Pictures stay out of this copy, which runs from the first line of the material through the line containing "from matplotlib.patches import Patch".

- - - - -

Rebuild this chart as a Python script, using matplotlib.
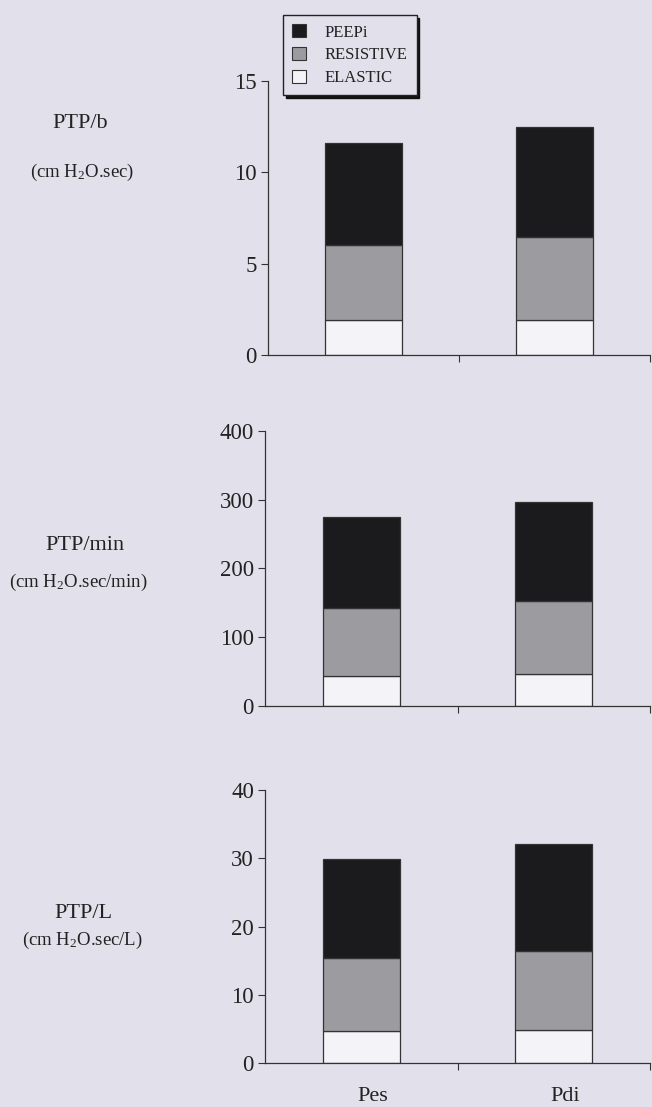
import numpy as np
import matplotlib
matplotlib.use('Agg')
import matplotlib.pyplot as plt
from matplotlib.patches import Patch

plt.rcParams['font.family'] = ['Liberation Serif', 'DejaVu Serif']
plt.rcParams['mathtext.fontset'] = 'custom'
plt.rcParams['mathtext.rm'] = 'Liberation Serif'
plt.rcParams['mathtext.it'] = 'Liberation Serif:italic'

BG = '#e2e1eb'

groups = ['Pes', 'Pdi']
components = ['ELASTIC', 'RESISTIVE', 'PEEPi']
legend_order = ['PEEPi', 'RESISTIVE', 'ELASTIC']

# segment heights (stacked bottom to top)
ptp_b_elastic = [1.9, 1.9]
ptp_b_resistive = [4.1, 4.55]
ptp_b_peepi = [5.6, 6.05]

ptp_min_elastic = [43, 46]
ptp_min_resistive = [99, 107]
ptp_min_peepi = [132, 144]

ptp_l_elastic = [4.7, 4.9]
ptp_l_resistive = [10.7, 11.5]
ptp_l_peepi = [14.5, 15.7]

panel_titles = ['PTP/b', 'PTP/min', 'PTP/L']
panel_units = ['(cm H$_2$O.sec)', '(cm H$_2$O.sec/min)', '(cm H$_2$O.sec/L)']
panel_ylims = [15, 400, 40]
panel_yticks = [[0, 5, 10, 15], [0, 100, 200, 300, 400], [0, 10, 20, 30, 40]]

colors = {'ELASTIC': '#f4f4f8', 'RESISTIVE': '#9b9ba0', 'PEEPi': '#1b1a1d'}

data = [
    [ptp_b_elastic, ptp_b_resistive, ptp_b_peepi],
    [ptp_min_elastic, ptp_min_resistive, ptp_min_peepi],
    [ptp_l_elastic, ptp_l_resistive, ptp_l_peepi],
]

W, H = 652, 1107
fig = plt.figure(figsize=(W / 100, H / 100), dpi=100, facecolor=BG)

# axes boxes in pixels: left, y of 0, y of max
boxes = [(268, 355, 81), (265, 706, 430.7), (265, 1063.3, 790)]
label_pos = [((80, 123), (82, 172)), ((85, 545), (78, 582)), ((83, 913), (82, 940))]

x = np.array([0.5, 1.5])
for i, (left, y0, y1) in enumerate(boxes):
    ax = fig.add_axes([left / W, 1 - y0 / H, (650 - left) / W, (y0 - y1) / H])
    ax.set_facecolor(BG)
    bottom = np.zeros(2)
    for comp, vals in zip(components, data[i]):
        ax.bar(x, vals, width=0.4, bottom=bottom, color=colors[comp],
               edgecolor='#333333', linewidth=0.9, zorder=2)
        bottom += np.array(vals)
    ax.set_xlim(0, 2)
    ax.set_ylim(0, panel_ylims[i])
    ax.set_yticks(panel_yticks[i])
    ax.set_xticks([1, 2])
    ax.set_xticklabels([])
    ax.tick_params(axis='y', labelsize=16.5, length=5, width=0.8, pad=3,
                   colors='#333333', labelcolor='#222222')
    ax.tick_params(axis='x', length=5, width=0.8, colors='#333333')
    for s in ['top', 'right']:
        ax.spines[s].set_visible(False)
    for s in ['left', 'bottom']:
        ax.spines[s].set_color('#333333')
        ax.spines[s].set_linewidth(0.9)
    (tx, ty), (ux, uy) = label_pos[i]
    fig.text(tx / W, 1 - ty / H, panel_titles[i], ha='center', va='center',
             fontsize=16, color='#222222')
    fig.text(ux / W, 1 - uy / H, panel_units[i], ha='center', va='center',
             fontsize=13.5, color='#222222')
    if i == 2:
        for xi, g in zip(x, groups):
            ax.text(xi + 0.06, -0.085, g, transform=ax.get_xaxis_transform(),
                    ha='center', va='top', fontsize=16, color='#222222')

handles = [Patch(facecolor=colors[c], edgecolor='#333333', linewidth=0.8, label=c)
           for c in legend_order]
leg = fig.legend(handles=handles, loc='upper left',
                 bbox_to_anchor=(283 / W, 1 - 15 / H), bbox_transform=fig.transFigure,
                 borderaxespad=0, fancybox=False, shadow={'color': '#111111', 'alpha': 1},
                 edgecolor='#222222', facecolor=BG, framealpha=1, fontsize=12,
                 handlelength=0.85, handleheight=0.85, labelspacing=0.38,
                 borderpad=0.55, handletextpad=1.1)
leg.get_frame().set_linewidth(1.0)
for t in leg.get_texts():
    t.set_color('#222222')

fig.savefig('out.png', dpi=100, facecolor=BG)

- - - - -

* Result for this exercise:
Rebuild this chart as a Python script, using matplotlib.
import numpy as np
import matplotlib
matplotlib.use('Agg')
import matplotlib.pyplot as plt
from matplotlib.patches import Patch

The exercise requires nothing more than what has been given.